Widely admired for his business savvy, Tisch also had his critics. Some questioned the Loews acquisition of Lorillard, noting that the Tisch brothers considered the take-over just another business deal and had no qualms about the public health implications of the company’s principal product, cigarettes. In Three Blind Mice: How the TV Networks Lost Their Way (1991), a detailed analysis of the inner workings of the three major television networks, the author Ken Auletta noted that many directors of the board of the Columbia Broadcasting System (CBS) were suspicious of the Tisch brothers, who in the 1980s acquired a 25 percent stake in the company. Some directors considered the brothers—Larry was the chief executive officer of CBS for a time, and Bob was appointed to the board—entrepreneurial businessmen who were more interested in turning a profit than in improving the nation’s premier television network and acknowledged leader in network news. Although Bob Tisch was regarded as the brother with “the more human face,” some CBS executives viewed both with contempt.
In 1991 Tisch’s career took a different trajectory when he became co-owner of the New York Giants football team. Tisch scaled back his other business activities and became a dedicated sports executive, serving as the Giants’ chairman and co-chief executive officer until his death. Wellington Mara, the other co-owner of the Giants, died on 25 October 2005, just three weeks before Tisch. As co-owner, Tisch became one of the most respected business leaders in sports. He was a fully engaged team owner who contributed his expertise to front-office management, helping streamline the Giants’ business practices. He was a regular at his Giants Stadium office and attended every home and away game as his health permitted. Of all the jobs Tisch ever held, this was the one he enjoyed most.

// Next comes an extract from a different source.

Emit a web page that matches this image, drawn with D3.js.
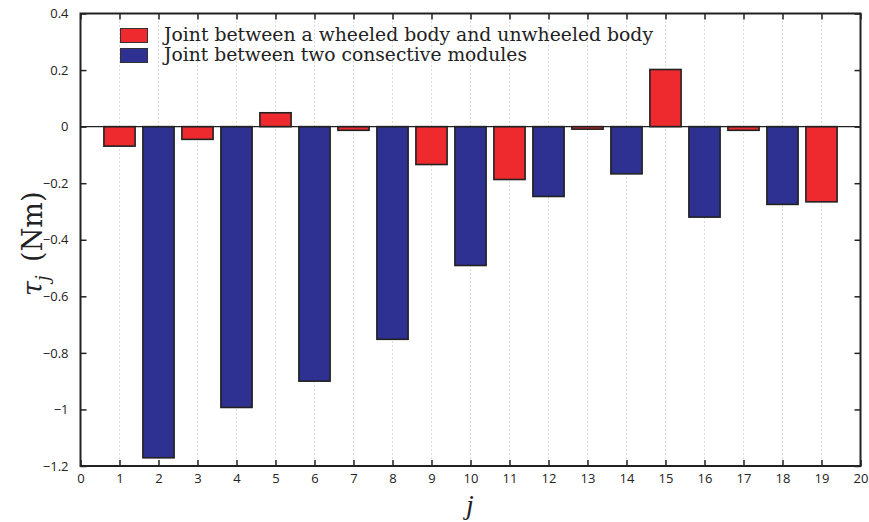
<!DOCTYPE html>
<html>
<head>
<meta charset="utf-8">
<script src="https://cdn.jsdelivr.net/npm/d3@7"></script>
<style>
  html, body { margin: 0; padding: 0; background: #fff; }
  svg { display: block; }
</style>
</head>
<body>
<svg id="chart" width="869" height="522"></svg>
<script>
// Joint indices and torque values (Nm)
const joints = [1, 2, 3, 4, 5, 6, 7, 8, 9, 10, 11, 12, 13, 14, 15, 16, 17, 18, 19];
const torques = [-0.069, -1.171, -0.045, -0.993, 0.049, -0.90, -0.013, -0.752, -0.134, -0.491,
                 -0.187, -0.247, -0.009, -0.167, 0.202, -0.32, -0.013, -0.275, -0.266];
// joint type: "w" = wheeled/unwheeled joint, "m" = module-to-module joint
const jointTypes = ["w", "m", "w", "m", "w", "m", "w", "m", "w", "m",
                    "w", "m", "w", "m", "w", "m", "w", "m", "w"];
const xTicks = d3.range(0, 21);
const yTicks = [0.4, 0.2, 0, -0.2, -0.4, -0.6, -0.8, -1, -1.2];
const legendLabels = ["Joint between a wheeled body and unwheeled body",
                      "Joint between two consective modules"];
const colors = { w: "#ee2a2f", m: "#2e3192" };

const svg = d3.select("#chart");
const plotL = 80.5, plotR = 860.5, plotT = 13.5, plotB = 466;

const x = d3.scaleLinear().domain([0, 20]).range([plotL, plotR]);
const y = d3.scaleLinear().domain([-1.2, 0.4]).range([plotB, plotT]);
const barW = (x(1) - x(0)) * 0.8;

// vertical dotted grid
svg.append("g").selectAll("line").data(xTicks.slice(1, -1)).join("line")
  .attr("x1", d => x(d)).attr("x2", d => x(d))
  .attr("y1", plotT).attr("y2", plotB)
  .attr("stroke", "#b8b8b8").attr("stroke-width", 1)
  .attr("stroke-dasharray", "1,3");

// legend (drawn before bars, as in the plot layering)
const lg = svg.append("g");
legendLabels.forEach((t, i) => {
  const yy = 28 + i * 20;
  lg.append("rect").attr("x", 120.5).attr("y", yy + 0.5).attr("width", 27).attr("height", 14)
    .attr("fill", i === 0 ? colors.w : colors.m)
    .attr("stroke", "#333").attr("stroke-width", 1);
  lg.append("text").attr("x", 164).attr("y", yy + 13)
    .attr("font-family", "'DejaVu Serif', 'Liberation Serif', serif")
    .attr("font-size", 18).attr("fill", "#222")
    .attr("textLength", i === 0 ? 489 : 363).attr("lengthAdjust", "spacingAndGlyphs")
    .text(t);
});

// bars
const data = joints.map((j, i) => ({ j, v: torques[i], t: jointTypes[i] }));
svg.append("g").selectAll("rect").data(data).join("rect")
  .attr("x", d => x(d.j) - barW / 2)
  .attr("y", d => Math.min(y(d.v), y(0)))
  .attr("width", barW)
  .attr("height", d => Math.abs(y(d.v) - y(0)))
  .attr("fill", d => colors[d.t])
  .attr("stroke", "#222").attr("stroke-width", 1.6);

// zero baseline
svg.append("line").attr("x1", plotL).attr("x2", plotR)
  .attr("y1", y(0)).attr("y2", y(0))
  .attr("stroke", "#222").attr("stroke-width", 1.4);

// axes with inward ticks
const tickFont = "'Open Sans', 'DejaVu Sans', sans-serif";
const xAxis = svg.append("g").attr("transform", `translate(0,${plotB})`)
  .call(d3.axisBottom(x).tickValues(xTicks).tickSizeInner(-6).tickSizeOuter(0).tickPadding(8)
        .tickFormat(d3.format("d")));
xAxis.select(".domain").remove();
xAxis.selectAll("line").attr("stroke", "#222").attr("stroke-width", 1.5);
xAxis.selectAll("text").attr("font-family", tickFont).attr("font-size", 13).attr("fill", "#222");

const fmtY = d => (d < 0 ? "\u2212" : "") + d3.format("")(Math.abs(+d.toFixed(1)));
const yAxis = svg.append("g").attr("transform", `translate(${plotL},0)`)
  .call(d3.axisLeft(y).tickValues(yTicks).tickSizeInner(-6).tickSizeOuter(0).tickPadding(12)
        .tickFormat(fmtY));
yAxis.select(".domain").remove();
yAxis.selectAll("line").attr("stroke", "#222").attr("stroke-width", 1.5);
yAxis.selectAll("text").attr("font-family", tickFont).attr("font-size", 13).attr("fill", "#222");

// mirrored ticks on top and right
svg.append("g").attr("transform", `translate(0,${plotT})`)
  .call(d3.axisTop(x).tickValues(xTicks).tickSizeInner(-6).tickSizeOuter(0).tickFormat(""))
  .call(g => g.select(".domain").remove())
  .selectAll("line").attr("stroke", "#222").attr("stroke-width", 1.5);
svg.append("g").attr("transform", `translate(${plotR},0)`)
  .call(d3.axisRight(y).tickValues(yTicks).tickSizeInner(-6).tickSizeOuter(0).tickFormat(""))
  .call(g => g.select(".domain").remove())
  .selectAll("line").attr("stroke", "#222").attr("stroke-width", 1.5);

// frame
svg.append("rect").attr("x", plotL).attr("y", plotT)
  .attr("width", plotR - plotL).attr("height", plotB - plotT)
  .attr("fill", "none").attr("stroke", "#222").attr("stroke-width", 2);

// axis titles
const yl = svg.append("text")
  .attr("transform", `translate(42,${(plotT + plotB) / 2 + 4}) rotate(-90)`)
  .attr("text-anchor", "middle")
  .attr("font-family", "'DejaVu Serif', 'Liberation Serif', serif")
  .attr("font-size", 27).attr("fill", "#222");
yl.append("tspan").attr("font-style", "italic").text("\u03C4");
yl.append("tspan").attr("font-style", "italic").attr("font-size", 18).attr("dy", 7).text("j");
yl.append("tspan").attr("dy", -7).text("\u2002(Nm)");

svg.append("text").attr("x", 470).attr("y", 514)
  .attr("text-anchor", "middle")
  .attr("font-family", "'Liberation Serif', 'DejaVu Serif', serif")
  .attr("font-style", "italic").attr("font-size", 28).attr("fill", "#222")
  .text("j");
</script>
</body>
</html>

Tisch matched his business accomplishments with comparable achievements in philanthropy and public service. A legendary giver, Tisch made multimillion dollar contributions to numerous organizations, including the University of Michigan, New York University, Duke University, and New York City’s Central Park Zoo. He played a major role in New York’s business and civic life, serving an unprecedented nineteen years as head of the city’s Convention and Visitor’s Bureau and ten years as a founding member of the board and chairman of City-Meals-on-Wheels. In 2000 Tisch founded Take the Field, a nonprofit organization that built forty-three state-of-the-art athletic facilities for New York City public schools. He raised more than $130 million in public and private funding for the project. Tisch died in his Manhattan home of brain cancer, leaving his wife of fifty-seven years and their three children. David Oliver, writing for a Giants fan website, said that for all his success and immense wealth, Tisch was a caring man, a man of the people “in a way few owners of any enterprise are.”
Ken Auletta, Three Blind Mice: How the TV Networks Lost Their Way (1991), discusses in some detail the Tisch brothers’ involvement with CBS. Obituaries are in the New York Times (16 Nov. 2005) and Washington Post (18 Nov. 2005).